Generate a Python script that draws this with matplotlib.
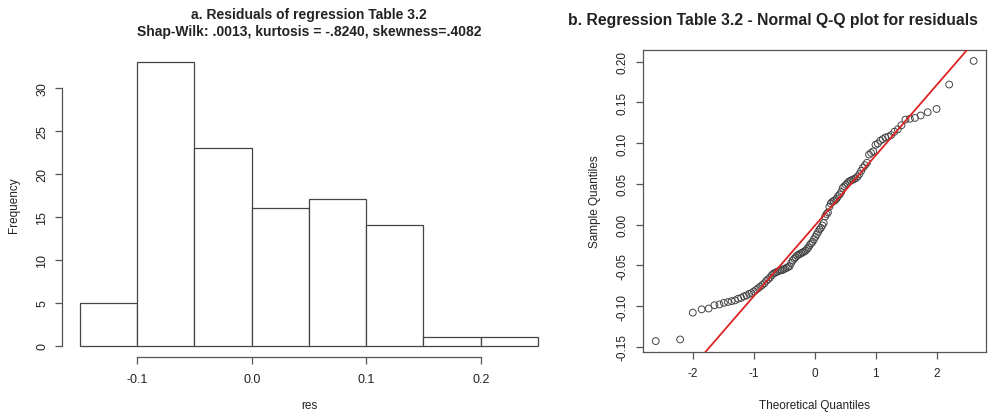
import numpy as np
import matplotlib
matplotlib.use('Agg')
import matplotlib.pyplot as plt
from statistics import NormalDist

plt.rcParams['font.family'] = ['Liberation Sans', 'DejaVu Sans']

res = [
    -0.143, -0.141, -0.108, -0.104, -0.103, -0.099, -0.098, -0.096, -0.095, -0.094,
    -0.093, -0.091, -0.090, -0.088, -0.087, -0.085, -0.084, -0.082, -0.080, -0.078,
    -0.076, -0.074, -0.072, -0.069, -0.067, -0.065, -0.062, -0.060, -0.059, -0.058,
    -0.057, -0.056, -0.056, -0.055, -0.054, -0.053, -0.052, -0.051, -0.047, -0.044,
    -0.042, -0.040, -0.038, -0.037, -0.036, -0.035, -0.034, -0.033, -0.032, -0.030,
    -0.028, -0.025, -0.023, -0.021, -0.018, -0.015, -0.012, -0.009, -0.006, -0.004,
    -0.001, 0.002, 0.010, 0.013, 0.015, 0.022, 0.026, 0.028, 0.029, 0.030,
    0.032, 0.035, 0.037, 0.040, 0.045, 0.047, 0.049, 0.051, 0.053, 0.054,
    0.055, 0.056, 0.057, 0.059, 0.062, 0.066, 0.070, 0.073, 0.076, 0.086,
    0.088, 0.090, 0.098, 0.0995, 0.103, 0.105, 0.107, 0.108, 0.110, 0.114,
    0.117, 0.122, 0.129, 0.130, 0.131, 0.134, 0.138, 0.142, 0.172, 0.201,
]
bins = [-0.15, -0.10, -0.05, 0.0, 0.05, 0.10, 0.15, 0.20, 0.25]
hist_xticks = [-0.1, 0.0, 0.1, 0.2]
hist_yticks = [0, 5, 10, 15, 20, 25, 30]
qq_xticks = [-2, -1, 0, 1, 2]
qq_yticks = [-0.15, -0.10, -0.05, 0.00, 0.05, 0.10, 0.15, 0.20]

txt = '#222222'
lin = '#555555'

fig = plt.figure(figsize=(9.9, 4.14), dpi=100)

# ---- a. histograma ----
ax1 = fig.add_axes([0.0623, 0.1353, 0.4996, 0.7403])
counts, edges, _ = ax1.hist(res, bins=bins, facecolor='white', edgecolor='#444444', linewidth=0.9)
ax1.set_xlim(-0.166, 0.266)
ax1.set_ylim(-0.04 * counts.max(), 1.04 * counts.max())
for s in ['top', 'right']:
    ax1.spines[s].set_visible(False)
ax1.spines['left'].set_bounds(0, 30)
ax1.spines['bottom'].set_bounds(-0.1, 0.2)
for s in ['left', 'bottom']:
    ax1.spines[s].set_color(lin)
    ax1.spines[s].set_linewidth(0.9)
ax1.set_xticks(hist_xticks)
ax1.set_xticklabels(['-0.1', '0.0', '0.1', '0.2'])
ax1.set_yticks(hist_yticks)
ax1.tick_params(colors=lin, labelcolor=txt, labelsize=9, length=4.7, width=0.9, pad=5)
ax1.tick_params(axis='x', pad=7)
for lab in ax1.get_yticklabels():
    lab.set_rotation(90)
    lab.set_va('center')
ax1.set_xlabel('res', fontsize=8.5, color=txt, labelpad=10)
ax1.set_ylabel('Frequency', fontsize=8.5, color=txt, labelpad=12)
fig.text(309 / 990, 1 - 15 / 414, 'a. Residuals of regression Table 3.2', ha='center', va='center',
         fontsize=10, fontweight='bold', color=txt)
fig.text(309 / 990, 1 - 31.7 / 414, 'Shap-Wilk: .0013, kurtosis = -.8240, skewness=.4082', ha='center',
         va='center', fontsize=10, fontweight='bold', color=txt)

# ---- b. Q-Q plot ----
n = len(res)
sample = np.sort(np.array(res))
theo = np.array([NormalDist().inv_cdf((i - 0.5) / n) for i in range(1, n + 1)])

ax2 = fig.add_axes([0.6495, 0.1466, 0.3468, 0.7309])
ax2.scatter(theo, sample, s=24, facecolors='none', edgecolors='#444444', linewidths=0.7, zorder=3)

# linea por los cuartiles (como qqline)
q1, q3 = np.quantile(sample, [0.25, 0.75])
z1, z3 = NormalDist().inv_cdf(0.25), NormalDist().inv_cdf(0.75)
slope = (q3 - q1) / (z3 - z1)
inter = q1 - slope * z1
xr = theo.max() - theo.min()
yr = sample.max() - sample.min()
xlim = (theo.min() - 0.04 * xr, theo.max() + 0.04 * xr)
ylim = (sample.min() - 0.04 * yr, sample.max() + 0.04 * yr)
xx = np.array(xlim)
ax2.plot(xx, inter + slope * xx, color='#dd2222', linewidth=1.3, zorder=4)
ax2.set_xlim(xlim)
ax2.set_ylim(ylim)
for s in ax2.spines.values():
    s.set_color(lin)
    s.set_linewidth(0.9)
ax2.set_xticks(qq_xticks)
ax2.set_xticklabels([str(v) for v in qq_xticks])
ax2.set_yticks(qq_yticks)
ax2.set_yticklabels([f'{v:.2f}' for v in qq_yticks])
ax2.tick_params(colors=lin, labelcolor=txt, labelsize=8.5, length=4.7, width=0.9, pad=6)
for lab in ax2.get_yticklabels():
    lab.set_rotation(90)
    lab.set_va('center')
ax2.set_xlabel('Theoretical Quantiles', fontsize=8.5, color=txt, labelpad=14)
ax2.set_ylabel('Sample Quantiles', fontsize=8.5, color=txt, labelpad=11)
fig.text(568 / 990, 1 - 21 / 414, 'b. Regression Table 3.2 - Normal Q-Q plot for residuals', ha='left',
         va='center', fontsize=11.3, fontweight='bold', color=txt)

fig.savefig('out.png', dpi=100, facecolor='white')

+ + + + +

* What this task involves: Would you reproduce the lines above, from the very first through the line containing "plt.rcParams['font.family'] = ['Liberation", exactly and without the pictures?

* Finished exercise:
Generate a Python script that draws this with matplotlib.
import numpy as np
import matplotlib
matplotlib.use('Agg')
import matplotlib.pyplot as plt
from statistics import NormalDist

plt.rcParams['font.family'] = ['Liberation Sans', 'DejaVu Sans']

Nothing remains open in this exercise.